»»

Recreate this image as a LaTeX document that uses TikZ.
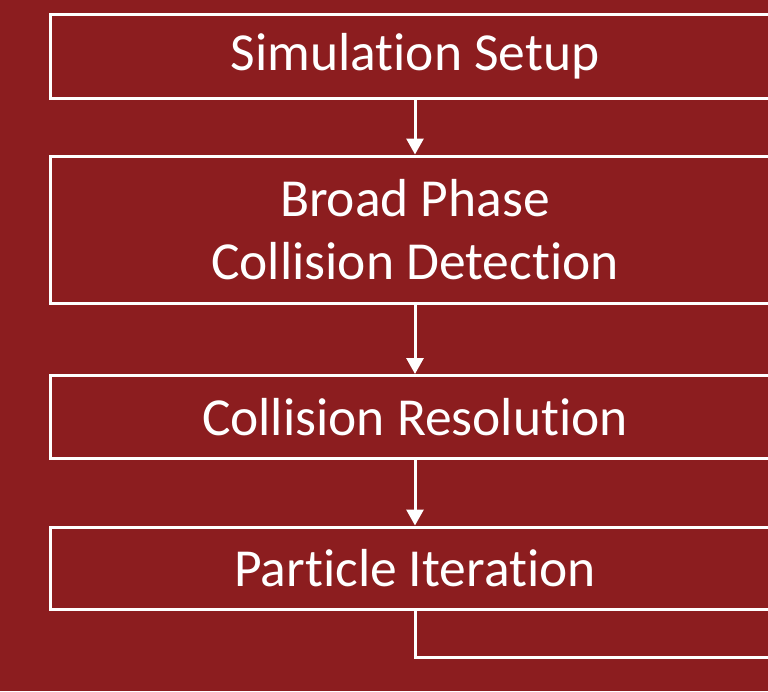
\documentclass[tikz,border=0pt]{standalone}
\usepackage{fontspec}
\setmainfont{Carlito}[Ligatures=NoCommon]
\usetikzlibrary{arrows.meta, positioning}
\definecolor{bgred}{HTML}{8C1D1F}

\begin{document}
\begin{tikzpicture}[
    x=1pt, y=-1pt,
    stage/.style={rectangle, draw=white, line width=3pt, text=white, minimum width=729pt, align=center, font=\fontsize{53.5}{63}\selectfont, inner sep=0pt},
    arrow/.style={-{Triangle[width=17pt,length=16pt]}, draw=white, line width=3pt}
]
    \fill[bgred] (0,0) rectangle (768,691);
    \useasboundingbox (0,0) rectangle (768,691);
    \clip (0,0) rectangle (768,691);

    \node[stage, minimum height=84pt] (setup) at (415,56) {Simulation Setup};
    \node[stage, minimum height=147pt] (broad) at (415,229.5) {Broad Phase\\Collision Detection};
    \node[stage, minimum height=83pt] (resolve) at (415,417) {Collision Resolution};
    \node[stage, minimum height=82pt] (iter) at (415,568) {Particle Iteration};
    \coordinate (loop) at (800,657);

    \draw[arrow] (setup) -- (broad);
    \draw[arrow] (broad) -- (resolve);
    \draw[arrow] (resolve) -- (iter);
    \draw[white, line width=3pt] (iter.south) |- (loop);
\end{tikzpicture}
\end{document}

««

Restate the whole listing above exactly, except for its images.

**Answer for the task**:
Recreate this image as a LaTeX document that uses TikZ.
\documentclass[tikz,border=0pt]{standalone}
\usepackage{fontspec}
\setmainfont{Carlito}[Ligatures=NoCommon]
\usetikzlibrary{arrows.meta, positioning}
\definecolor{bgred}{HTML}{8C1D1F}

\begin{document}
\begin{tikzpicture}[
    x=1pt, y=-1pt,
    stage/.style={rectangle, draw=white, line width=3pt, text=white, minimum width=729pt, align=center, font=\fontsize{53.5}{63}\selectfont, inner sep=0pt},
    arrow/.style={-{Triangle[width=17pt,length=16pt]}, draw=white, line width=3pt}
]
    \fill[bgred] (0,0) rectangle (768,691);
    \useasboundingbox (0,0) rectangle (768,691);
    \clip (0,0) rectangle (768,691);

    \node[stage, minimum height=84pt] (setup) at (415,56) {Simulation Setup};
    \node[stage, minimum height=147pt] (broad) at (415,229.5) {Broad Phase\\Collision Detection};
    \node[stage, minimum height=83pt] (resolve) at (415,417) {Collision Resolution};
    \node[stage, minimum height=82pt] (iter) at (415,568) {Particle Iteration};
    \coordinate (loop) at (800,657);

    \draw[arrow] (setup) -- (broad);
    \draw[arrow] (broad) -- (resolve);
    \draw[arrow] (resolve) -- (iter);
    \draw[white, line width=3pt] (iter.south) |- (loop);
\end{tikzpicture}
\end{document}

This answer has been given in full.